Hoard: Distributed Data Caching System to Accelerate Deep Learning Training

ianmunoz · on Dec 11, 2018

This doesn't seem like they actually provided and/or did anything new here. (Hard to tell cuz there is also no obvious code. Is it just cachefsd?)

About a year and a half ago I did something similar with essentially the exact same hardware.

BeeGFS filesystem across x3 IBM power8 Minksy's with NVMe drives for distributing data quickly, in parallel, and effectively across multiple machines.

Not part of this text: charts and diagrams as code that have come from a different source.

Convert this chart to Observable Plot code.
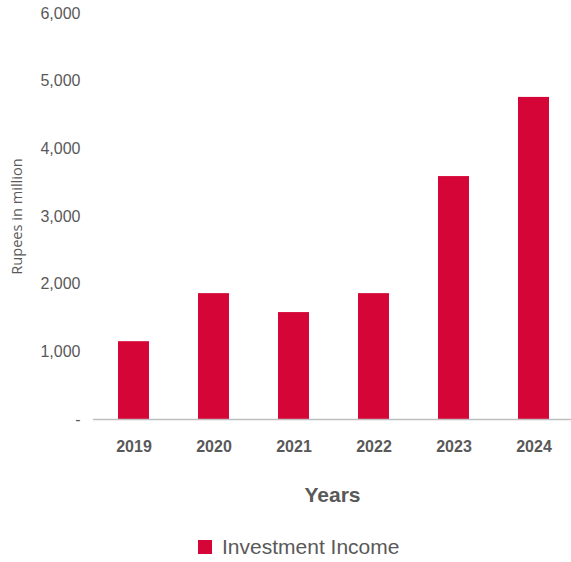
<!DOCTYPE html>
<html>
<head>
<meta charset="utf-8">
<script src="https://cdn.jsdelivr.net/npm/d3@7"></script>
<script src="https://cdn.jsdelivr.net/npm/@observablehq/plot@0.6"></script>
<style>
  body { margin: 0; background: #fff; font-family: "Liberation Sans", Arial, sans-serif; }
  #legend { display: flex; align-items: center; height: 54px; padding-left: 198px; gap: 10px; color: #595959; font-size: 21px; }
  #legend .sw { width: 14px; height: 14px; background: #D50537; }
</style>
</head>
<body>
<div id="chart"></div>
<div id="legend"><span class="sw"></span><span>Investment Income</span></div>
<script>
const years = ["2019", "2020", "2021", "2022", "2023", "2024"];
const income = [1150, 1860, 1580, 1860, 3590, 4760];
const yTicks = [0, 1000, 2000, 3000, 4000, 5000, 6000];
const seriesName = "Investment Income";

const data = years.map((y, i) => ({year: y, value: income[i]}));

const chart = Plot.plot({
  width: 571,
  height: 520,
  marginTop: 13,
  marginBottom: 101,
  marginLeft: 93,
  marginRight: 0,
  style: {fontFamily: "'Liberation Sans', Arial, sans-serif", background: "#fff"},
  x: {domain: years, range: [92, 575], paddingInner: 0.615, paddingOuter: 0.3075, label: null},
  y: {domain: [0, 6000], label: null},
  marks: [
    Plot.barY(data, {x: "year", y: "value", fill: "#D50537"}),
    Plot.ruleY([0], {stroke: "#bfbfbf", strokeWidth: 1.5}),
    Plot.axisY({ticks: yTicks, tickSize: 0, tickPadding: 13, fontSize: 16, color: "#595959", label: null,
      tickFormat: d => d === 0 ? "-" : d3.format(",")(d)}),
    Plot.axisX({tickSize: 0, tickPadding: 21, fontSize: 16, fontWeight: "bold", color: "#595959", label: null}),
    Plot.text(["Years"], {frameAnchor: "bottom", dy: 82, text: d => d, fontSize: 21, fontWeight: "bold", fill: "#595959"}),
    Plot.text(["Rupees in million"], {frameAnchor: "left", dx: -76, rotate: -90, textAnchor: "middle", text: d => d,
      fontSize: 14.6, fill: "#595959", fontFamily: "'Open Sans', sans-serif"})
  ]
});
document.getElementById("chart").appendChild(chart);
</script>
</body>
</html>
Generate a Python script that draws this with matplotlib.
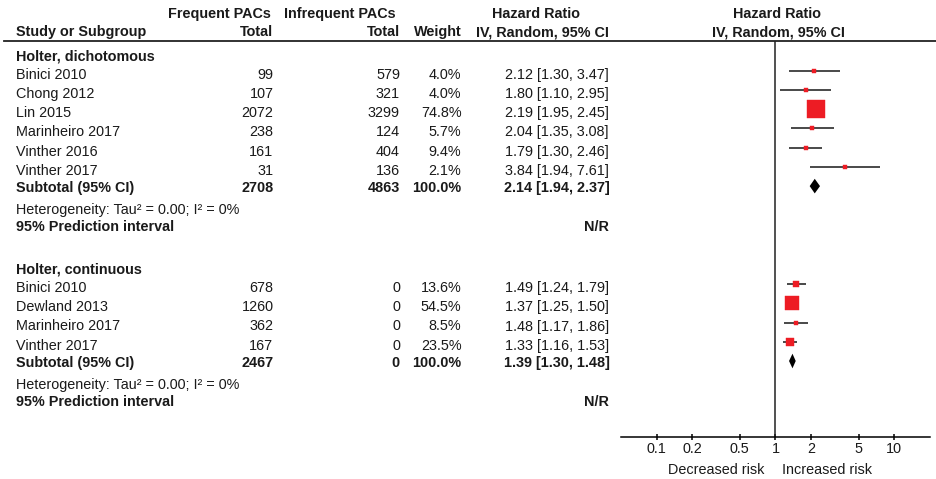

Really helped with the scripting of a batch job as the file system was unified across the platform and had some good in memory caching.

I have the numbers somewhere but I felt like theirs aren't really that great considering 40gbps mellanox & NVMe. Should really be able to get quiet a bit better throughput. Also ran thousands of jobs and many Tb of data. Not just 24 over gigabytes.

(FWIW I didn't thoroughly read the actual article that thoroughly.)

tedivm · on Dec 11, 2018

Has the code for this been released at all? I've gone through the paper and can't seem to find it.

zunzun · on Dec 11, 2018

[flagged]

sctb · on Dec 11, 2018

Please don't do this anymore?

https://news.ycombinator.com/newsguidelines.html